When Hitler announced the Anschluss in 1938, she appeared with him on the balcony in Vienna, confirmation that she was now truly part of Hitler’s inner circle.

After Britain’s declaration of war on Germany in September 1939, Unity shot herself in the head with a pearl-handled pistol given to her by Hitler for protection.

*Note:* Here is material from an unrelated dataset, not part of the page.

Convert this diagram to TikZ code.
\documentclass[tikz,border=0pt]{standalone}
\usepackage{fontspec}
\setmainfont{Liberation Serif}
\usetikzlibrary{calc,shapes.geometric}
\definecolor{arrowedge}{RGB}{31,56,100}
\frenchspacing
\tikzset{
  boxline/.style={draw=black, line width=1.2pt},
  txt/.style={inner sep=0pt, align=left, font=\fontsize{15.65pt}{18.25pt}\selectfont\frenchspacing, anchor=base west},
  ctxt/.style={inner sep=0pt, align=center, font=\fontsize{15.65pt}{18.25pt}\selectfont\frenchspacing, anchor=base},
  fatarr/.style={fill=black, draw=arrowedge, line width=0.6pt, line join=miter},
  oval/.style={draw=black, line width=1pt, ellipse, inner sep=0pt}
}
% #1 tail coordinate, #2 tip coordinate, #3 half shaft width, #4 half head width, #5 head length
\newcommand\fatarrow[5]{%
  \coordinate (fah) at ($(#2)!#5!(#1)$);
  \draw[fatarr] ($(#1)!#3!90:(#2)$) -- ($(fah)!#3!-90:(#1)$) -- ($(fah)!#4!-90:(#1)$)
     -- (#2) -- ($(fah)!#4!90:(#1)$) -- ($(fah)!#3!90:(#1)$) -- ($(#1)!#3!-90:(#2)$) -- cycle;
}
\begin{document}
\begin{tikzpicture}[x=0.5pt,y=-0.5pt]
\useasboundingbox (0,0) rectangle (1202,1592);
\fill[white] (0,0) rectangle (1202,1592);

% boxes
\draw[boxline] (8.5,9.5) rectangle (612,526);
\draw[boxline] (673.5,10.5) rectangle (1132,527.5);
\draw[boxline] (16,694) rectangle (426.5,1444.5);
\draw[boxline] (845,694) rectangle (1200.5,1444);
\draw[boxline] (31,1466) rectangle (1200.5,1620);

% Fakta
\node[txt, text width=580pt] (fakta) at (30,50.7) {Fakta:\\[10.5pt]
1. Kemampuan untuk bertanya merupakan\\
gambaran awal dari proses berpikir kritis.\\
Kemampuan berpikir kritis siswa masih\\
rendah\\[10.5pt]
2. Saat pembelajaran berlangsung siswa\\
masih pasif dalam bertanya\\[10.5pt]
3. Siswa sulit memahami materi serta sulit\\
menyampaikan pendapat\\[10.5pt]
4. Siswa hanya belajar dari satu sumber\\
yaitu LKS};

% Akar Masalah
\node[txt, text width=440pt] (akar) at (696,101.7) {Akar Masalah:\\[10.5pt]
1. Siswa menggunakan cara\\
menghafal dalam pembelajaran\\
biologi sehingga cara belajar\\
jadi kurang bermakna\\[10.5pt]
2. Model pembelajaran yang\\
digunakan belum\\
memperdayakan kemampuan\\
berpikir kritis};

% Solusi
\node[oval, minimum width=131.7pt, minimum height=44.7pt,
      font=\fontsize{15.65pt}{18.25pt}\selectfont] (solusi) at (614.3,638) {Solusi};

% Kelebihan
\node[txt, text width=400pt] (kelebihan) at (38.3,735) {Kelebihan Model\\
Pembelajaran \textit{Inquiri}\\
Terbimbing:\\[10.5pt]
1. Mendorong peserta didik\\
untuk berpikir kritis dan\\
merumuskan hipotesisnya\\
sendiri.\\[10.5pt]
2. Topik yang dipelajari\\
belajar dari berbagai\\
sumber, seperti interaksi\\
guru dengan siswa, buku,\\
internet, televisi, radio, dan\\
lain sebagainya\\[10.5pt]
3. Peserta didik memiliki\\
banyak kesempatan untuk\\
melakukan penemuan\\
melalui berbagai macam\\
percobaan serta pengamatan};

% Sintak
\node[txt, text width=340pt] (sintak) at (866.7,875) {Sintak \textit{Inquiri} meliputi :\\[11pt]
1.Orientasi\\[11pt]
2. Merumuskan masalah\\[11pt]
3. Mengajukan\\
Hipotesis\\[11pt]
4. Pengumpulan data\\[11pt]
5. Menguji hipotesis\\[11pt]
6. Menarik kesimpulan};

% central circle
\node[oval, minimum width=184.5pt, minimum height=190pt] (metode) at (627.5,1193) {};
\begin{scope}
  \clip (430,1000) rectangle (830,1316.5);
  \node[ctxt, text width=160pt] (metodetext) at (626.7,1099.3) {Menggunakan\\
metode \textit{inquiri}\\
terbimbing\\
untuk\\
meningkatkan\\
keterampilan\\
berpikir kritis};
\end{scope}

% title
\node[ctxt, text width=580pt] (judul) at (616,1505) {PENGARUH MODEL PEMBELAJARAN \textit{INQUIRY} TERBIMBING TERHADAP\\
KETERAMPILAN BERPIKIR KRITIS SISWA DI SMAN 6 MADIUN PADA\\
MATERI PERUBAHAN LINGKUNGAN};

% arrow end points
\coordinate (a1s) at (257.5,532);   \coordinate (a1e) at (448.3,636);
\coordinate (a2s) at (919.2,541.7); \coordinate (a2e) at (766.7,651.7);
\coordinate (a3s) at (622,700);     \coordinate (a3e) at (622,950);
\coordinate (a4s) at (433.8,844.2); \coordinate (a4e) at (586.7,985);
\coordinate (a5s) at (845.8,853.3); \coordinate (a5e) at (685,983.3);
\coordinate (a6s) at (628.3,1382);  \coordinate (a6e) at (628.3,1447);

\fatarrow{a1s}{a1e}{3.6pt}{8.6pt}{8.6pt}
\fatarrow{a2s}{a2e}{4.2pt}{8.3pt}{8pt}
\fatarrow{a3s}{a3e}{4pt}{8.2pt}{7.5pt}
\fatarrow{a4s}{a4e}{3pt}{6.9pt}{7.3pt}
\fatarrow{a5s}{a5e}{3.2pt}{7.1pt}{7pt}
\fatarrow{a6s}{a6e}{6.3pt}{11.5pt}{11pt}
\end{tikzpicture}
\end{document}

She survived the suicide attempt, was flown back to the UK, and died in Scotland in 1948.

Unity’s desperate act is entirely symbolic of the shame many of the British upper classes felt at their support for Hitler and the Nazis when the war finally began.

They suddenly realized they had been engaged in something pretty close to treason.

When the extent of his murderous, genocidal regime became clear, it can only be imagined how deeply those who may once have argued for Hitler in drawing rooms and even offered him a jocular salute in their walled gardens for the camera must have regretted their earlier flirtation with the Fuhrer.

The mystery is not that such footage of the Queen and her family was taken in the 1930s. The mystery is why on earth, sometime after 1939, it was not destroyed.

Correction 7/21 0130: A previous version of this article incorrectly stated that the Royal Family was known by the surname Battenberg until King George V replaced the German-sounding title with that of Windsor. They were actually known as the Saxe-Coburg-Gotha family. Prince Philip was a Battenberg, but was obliged to take his wife’s surname, Windsor.